TEMPO.CO, Jakarta - Menteri Dalam Negeri Tjahjo Kumolo mengaku belum pernah mendengar Presiden Joko Widodo berencana merombak kabinetnya. Namun, jika itu terjadi, sebagai menteri, ia harus siap diganti.
Menurut Tjahjo, reshuffle kabinet adalah hak presiden. "Itu kan bukan hak menteri. Sebagai menteri harus siap saja di-reshuffle," ujar Tjahjo di kantornya, Senin, 23 Februari 2015.
Namun, ucap mantan Ketua Tim Sukses Jokowi-JK ini, rencana perombakan belum pernah didengarnya. "Baru tiga bulan kok sudah omongin reshuffle."

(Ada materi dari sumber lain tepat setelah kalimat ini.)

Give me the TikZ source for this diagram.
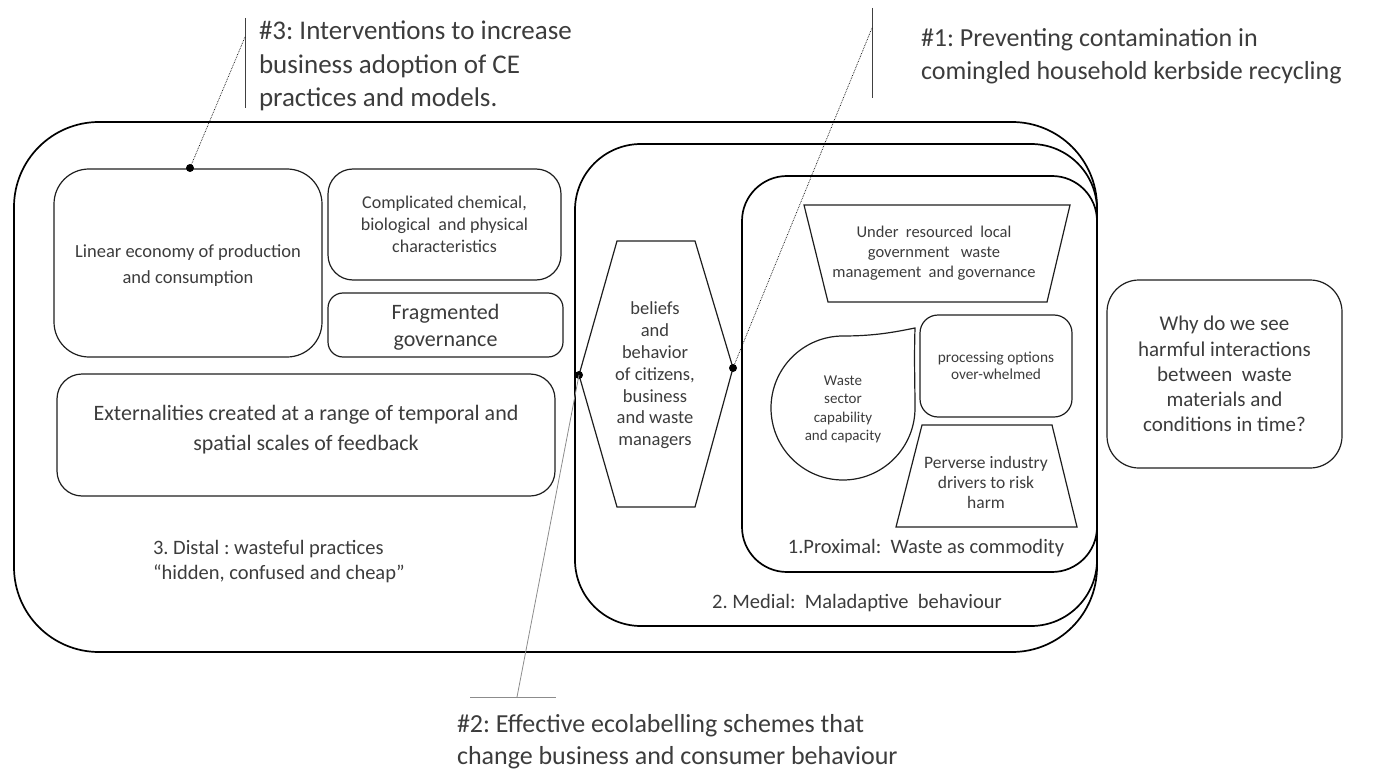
\documentclass[tikz,border=0pt]{standalone}
\usepackage{fontspec}
\setmainfont{Carlito}
\frenchspacing
\definecolor{txt}{RGB}{60,60,60}
\definecolor{edge}{RGB}{30,30,30}
\begin{document}
\begin{tikzpicture}[x=1pt,y=-1pt,
  every node/.style={text=txt, align=center, inner sep=0pt, outer sep=0pt},
  cont/.style={draw=black, line width=1.7pt},
  box/.style={draw=edge, line width=1.2pt},
  shapeline/.style={draw=edge, line width=1.2pt, line join=miter},
  dotm/.style={fill=black, circle, minimum size=8pt, inner sep=0pt},
  leadv/.style={draw=black!75, line width=1pt},
  leaddot/.style={draw=black, line width=0.7pt, densely dotted},
  leadgray/.style={draw=black!45, line width=0.8pt},
]
\useasboundingbox (0,0) rectangle (1378,778);

% containers
\node[cont, rounded corners=85pt, minimum width=1083pt, minimum height=530pt] (distal) at (555.5,387) {};
\node[cont, rounded corners=66pt, minimum width=522pt, minimum height=482pt] (medial) at (836,385) {};
\node[cont, rounded corners=45pt, minimum width=355pt, minimum height=396pt] (proximal) at (919.5,374) {};

% distal inner boxes
\node[box, rounded corners=35pt, minimum width=268pt, minimum height=188pt] (linear) at (188,263) {};
\node[font=\fontsize{18.5}{26}\selectfont] (lineart) at (188,266)
      {Linear economy of production\\and consumption};
\node[box, rounded corners=25pt, minimum width=233pt, minimum height=111pt,
      font=\fontsize{18}{22}\selectfont] (chem) at (444.5,224.5)
      {Complicated chemical,\\biological~ and physical\\characteristics};
\node[box, rounded corners=15pt, minimum width=235pt, minimum height=64pt] (frag) at (445.5,325) {};
\node[font=\fontsize{22}{27}\selectfont] (fragt) at (445.5,327)
      {Fragmented\\governance};
\node[box, rounded corners=25pt, minimum width=498pt, minimum height=122pt] (ext) at (306,435) {};
\node[font=\fontsize{22}{30}\selectfont] (extt) at (306,429.5)
      {Externalities created at a range of temporal and\\spatial scales of feedback};
\node[anchor=west, align=left, font=\fontsize{20.5}{25}\selectfont] (distlbl) at (153,561.5)
      {3. Distal : wasteful practices\\“hidden, confused and cheap”};

% medial hexagon
\coordinate (hexL) at (579,375);
\coordinate (hexR) at (733,368);
\draw[shapeline] (617,241) -- (695,241) -- (hexR) -- (695,507) -- (617,507) -- (hexL) -- cycle;
\node[font=\fontsize{18.5}{21.8}\selectfont] (beliefs) at (655,375.5)
      {beliefs\\and\\behavior\\of citizens,\\business\\and waste\\managers};
\node[font=\fontsize{20.5}{23}\selectfont] (medlbl) at (857,603) {2. Medial:~ Maladaptive~ behaviour};

% proximal contents
\draw[shapeline] (804,205) -- (1070,205) -- (1047,302) -- (828,302) -- cycle;
\node[font=\fontsize{16.5}{20}\selectfont] (under) at (934,253)
      {Under~ resourced~ local\\government~~ waste\\management~ and governance};
\draw[shapeline] (843,336) .. controls (875,336) and (895,332) .. (915,328)
      .. controls (914,360) and (915,385) .. (915,408)
      arc[start angle=0, end angle=-270, radius=72pt] -- cycle;
\node[font=\fontsize{15}{18.3}\selectfont] (wastes) at (843,409.5)
      {Waste\\sector\\capability\\and capacity};
\node[box, rounded corners=18pt, minimum width=152pt, minimum height=102pt,
      font=\fontsize{15.3}{17}\selectfont] (proc) at (996,366)
      {processing options\\over-whelmed};
\draw[shapeline] (922,425) -- (1052,425) -- (1077,527) -- (896,527) -- cycle;
\node[font=\fontsize{17.5}{20}\selectfont] (perverse) at (986,482)
      {Perverse industry\\drivers to risk\\harm};
\node[font=\fontsize{20.5}{23}\selectfont] (proxlbl) at (926,548) {1.Proximal:~ Waste as commodity};

% question box
\node[box, rounded corners=32pt, minimum width=235pt, minimum height=188pt,
      font=\fontsize{21}{25.2}\selectfont] (why) at (1224.5,374)
      {Why do we see\\harmful interactions\\between~ waste\\materials and\\conditions in time?};

% callouts
\node[anchor=west, align=left, font=\fontsize{27}{33.5}\selectfont] (c3) at (259,66)
      {\#3: Interventions to increase\\business adoption of CE\\practices and models.};
\node[anchor=west, align=left, font=\fontsize{26}{33.5}\selectfont] (c1) at (921,56)
      {\#1: Preventing contamination in\\comingled household kerbside recycling};
\node[anchor=west, align=left, font=\fontsize{26}{32}\selectfont] (c2) at (457,742)
      {\#2: Effective ecolabelling schemes that\\change business and consumer behaviour};

% leader lines
\coordinate (v3t) at (245,18); \coordinate (v3b) at (245,108); \coordinate (v3m) at (245,37);
\coordinate (v1t) at (872,8);  \coordinate (v1b) at (872,98);  \coordinate (v1m) at (872,28);
\coordinate (h2l) at (470,697); \coordinate (h2r) at (556,697); \coordinate (h2m) at (517,697);
\draw[leadv] (v3t) -- (v3b);
\draw[leadv] (v1t) -- (v1b);
\draw[leadgray] (h2l) -- (h2r);
\node[dotm] (d3) at (190,168) {};
\node[dotm] (dL) at (hexL) {};
\node[dotm] (dR) at (hexR) {};
\draw[leaddot] (v3m) -- (d3.center);
\draw[leaddot] (v1m) -- (dR.center);
\draw[leadgray] (h2m) -- (dL.center);
\end{tikzpicture}
\end{document}
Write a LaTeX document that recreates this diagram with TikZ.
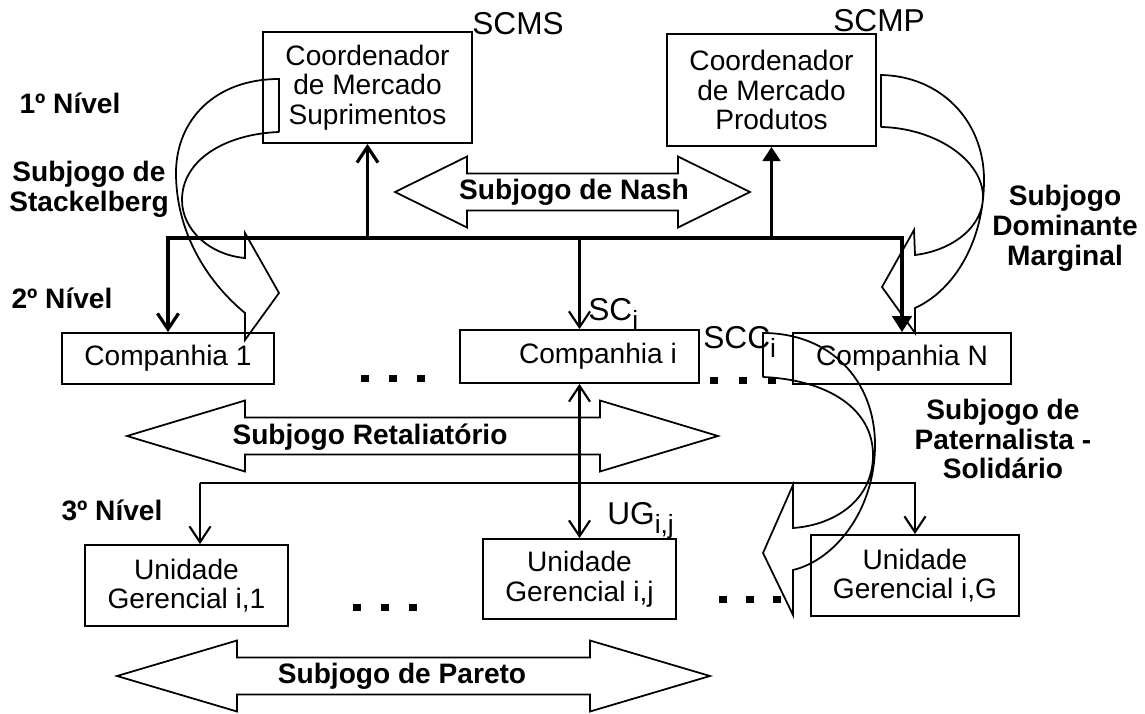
\documentclass[tikz,border=0pt]{standalone}
\usepackage{fontspec}
\setmainfont{Liberation Sans}
\usetikzlibrary{arrows.meta}

\newcommand{\sbs}[1]{\raisebox{-5.5pt}{\fontsize{15}{15}\selectfont #1}}

\begin{document}
\begin{tikzpicture}[x=0.02cm,y=-0.02cm,
        box/.style={draw,line width=1.1pt,align=center,inner sep=0pt,font=\fontsize{16}{16.8}\selectfont},
        lvl/.style={font=\bfseries\fontsize{16}{17}\selectfont,align=center,inner sep=0pt},
        sublbl/.style={font=\fontsize{18}{18}\selectfont,inner sep=0pt},
        bus/.style={line width=1.8pt},
        link/.style={line width=1.2pt},
        band/.style={draw,line width=1pt},
        tobarb/.style={-{Straight Barb[length=9pt,width=12pt]}},
        totri/.style={-{Triangle[length=8pt,width=10pt]}}]
        \useasboundingbox (0,0) rectangle (1145,713);

        % Boxes
        \node[box,minimum width=4.18cm,minimum height=2.22cm] (scms) at (367.5,87.5) {Coordenador\\de Mercado\\Suprimentos};
        \node[box,minimum width=4.18cm,minimum height=2.24cm] (scmp) at (771.5,90) {Coordenador\\de Mercado\\Produtos};
        \node[box,minimum width=4.24cm,minimum height=1.02cm] (comp1) at (168,358.5) {Companhia 1};
        \node[box,minimum width=4.78cm,minimum height=1.06cm] (compi) at (579.5,356.5) {\hspace*{21pt}Companhia i};
        \node[box,minimum width=4.36cm,minimum height=1.02cm] (compN) at (902,358.5) {Companhia N};
        \node[box,minimum width=4.06cm,minimum height=1.62cm] (ug1) at (186.5,585.5) {Unidade\\Gerencial i,1};
        \node[box,minimum width=3.86cm,minimum height=1.6cm] (ugj) at (579.5,579) {Unidade\\Gerencial i,j};
        \node[box,minimum width=4.16cm,minimum height=1.62cm] (ugG) at (915,575.5) {Unidade\\Gerencial i,G};

        % Labels
        \node[sublbl,anchor=base west] (scmsl) at (472,35) {SCMS};
        \node[sublbl,anchor=base west] (scmpl) at (833,32) {SCMP};
        \node[sublbl,anchor=base west] (scl) at (588,320) {SC\sbs{i}};
        \node[sublbl,anchor=base west] (sccl) at (703,348) {SCC\sbs{i}};
        \node[sublbl,anchor=base west] (ugl) at (607,524) {UG\sbs{i,j}};

        \node[lvl] (n1) at (70,103) {1º Nível};
        \node[lvl] (n2) at (62,298) {2º Nível};
        \node[lvl] (n3) at (112,510) {3º Nível};
        \node[lvl] (stack) at (89,189) {Subjogo de\\Stackelberg};
        \node[lvl] (domin) at (1065,228) {Subjogo\\Dominante\\Marginal};
        \node[lvl] (pater) at (1003,439) {Subjogo de\\Paternalista -\\Solidário};

        % Upper bus
        \coordinate (busL) at (comp1.north |- 0,238);
        \coordinate (busR) at (compN.north |- 0,238);
        \draw[bus,{Straight Barb[length=9pt,width=12pt]}-{Triangle[length=9pt,width=11pt]}]
            (comp1.north) -- (busL) -- (busR) -- (compN.north);
        \draw[bus,tobarb] (scms.south |- busL) -- (scms.south);
        \draw[bus,totri] (scmp.south |- busL) -- (scmp.south);
        \draw[link,tobarb] (compi.north |- busL) -- (compi.north);

        % Lower bus
        \coordinate (lowL) at (200,483);
        \coordinate (lowR) at (ugG.north |- 0,483);
        \draw[link,tobarb] (lowL) -- (lowL |- ug1.north);
        \draw[link,tobarb] (lowL) -- (lowR) -- (ugG.north);
        \draw[link,{Straight Barb[length=9pt,width=12pt]}-{Straight Barb[length=9pt,width=12pt]}]
            (compi.south) -- (ugj.north);

        % Dots
        \foreach \x/\y in {365/378,393/378,421/378,714/380,743/380,772/380,357/607,385/607,413/607,723/599,750/599,777/599}
            \fill (\x-4,\y-3.5) rectangle (\x+4,\y+3.5);

        % Double block arrows
        \foreach \xa/\xb/\yc/\hl in {395/750/192/72, 127/718/436/118, 117/710/676/120}
            \draw[band] (\xa,\yc) -- (\xa+\hl,\yc-35.5) -- (\xa+\hl,\yc-18.5) -- (\xb-\hl,\yc-18.5)
                -- (\xb-\hl,\yc-35.5) -- (\xb,\yc) -- (\xb-\hl,\yc+35.5) -- (\xb-\hl,\yc+18.5)
                -- (\xa+\hl,\yc+18.5) -- (\xa+\hl,\yc+35.5) -- cycle;
        \node[lvl] (nash) at (574,192) {Subjogo de Nash};
        \node[lvl] (retal) at (370,437) {Subjogo Retaliatório};
        \node[lvl] (pareto) at (402,676) {Subjogo de Pareto};

        % Curved arrows
        \draw[band] (279,132) -- (279,79) .. controls (215,79) and (176,120) .. (176,173)
            .. controls (176,230) and (205,280) .. (245,313) -- (245,340) -- (279,293) -- (245,233) -- (245,258)
            .. controls (210,255) and (182,230) .. (182,200) .. controls (182,160) and (225,134) .. (279,132);
        \draw[band] (881,127) -- (881,75) .. controls (940,76) and (984,120) .. (984,180)
            .. controls (984,240) and (955,290) .. (915,308) -- (915,333) -- (882,287) -- (914,230) -- (915,255)
            .. controls (955,250) and (983,225) .. (983,197) .. controls (983,160) and (935,128) .. (881,127);
        \draw[band] (763,377) -- (763,333) .. controls (830,333) and (875,380) .. (875,445)
            .. controls (875,510) and (835,560) .. (793,570) -- (793,615) -- (763,553) -- (793,485) -- (793,528)
            .. controls (835,525) and (873,500) .. (873,455) .. controls (873,410) and (830,380) .. (763,377);

    \end{tikzpicture}
\end{document}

Tjahjo menuturkan reshuffle dilakukan berdasarkan kinerja, bukan alasan politis. Menurut Tjahjo, apabila menilai kinerja menteri tidak cakap, presiden boleh menggantinya. Atau, kata Tjahjo, jika partai menarik kadernya untuk kembali mengurus partai.
Bendahara Umum Partai Golkar Bambang Soesatyo mengatakan Presiden Joko Widodo dikabarkan sedang mempersiapkan perombakan Kabinet Kerja.
Perombakan ini dilakukan sebagai kompromi politik dan sarana untuk memfasilitasi kepentingan koalisi pendukung Jokowi setelah Budi Gunawan batal dilantik menjadi Kepala Kepolisian RI.
Menurut Bambang, kebenaran isu perombakan itu akan ditentukan oleh dinamika internal Partai Demokrasi Indonesia Perjuangan dalam kurun satu bulan ke depan.
Jika situasi makin panas, berarti Jokowi dan PDI Perjuangan gagal bersepakat. Namun, jika PDIP kembali menyokong Jokowi, wacana reshuffle Kabinet Kerja akan terwujud.
Gejala perombakan Kabinet Kerja, kata Bambang, sebenarnya sudah dibaca Partai Golkar sejak awal Januari 2015. Bambang menyatakan Ketua Umum Partai Golkar Aburizal Bakrie, Ketua Umum Partai Gerindra Prabowo Subianto, dan Presiden Partai Keadilan Sejahtera Anis Matta sudah mendapat tawaran kursi menteri dari Jokowi dalam pertemuan di Istana Negara dan Istana Bogor.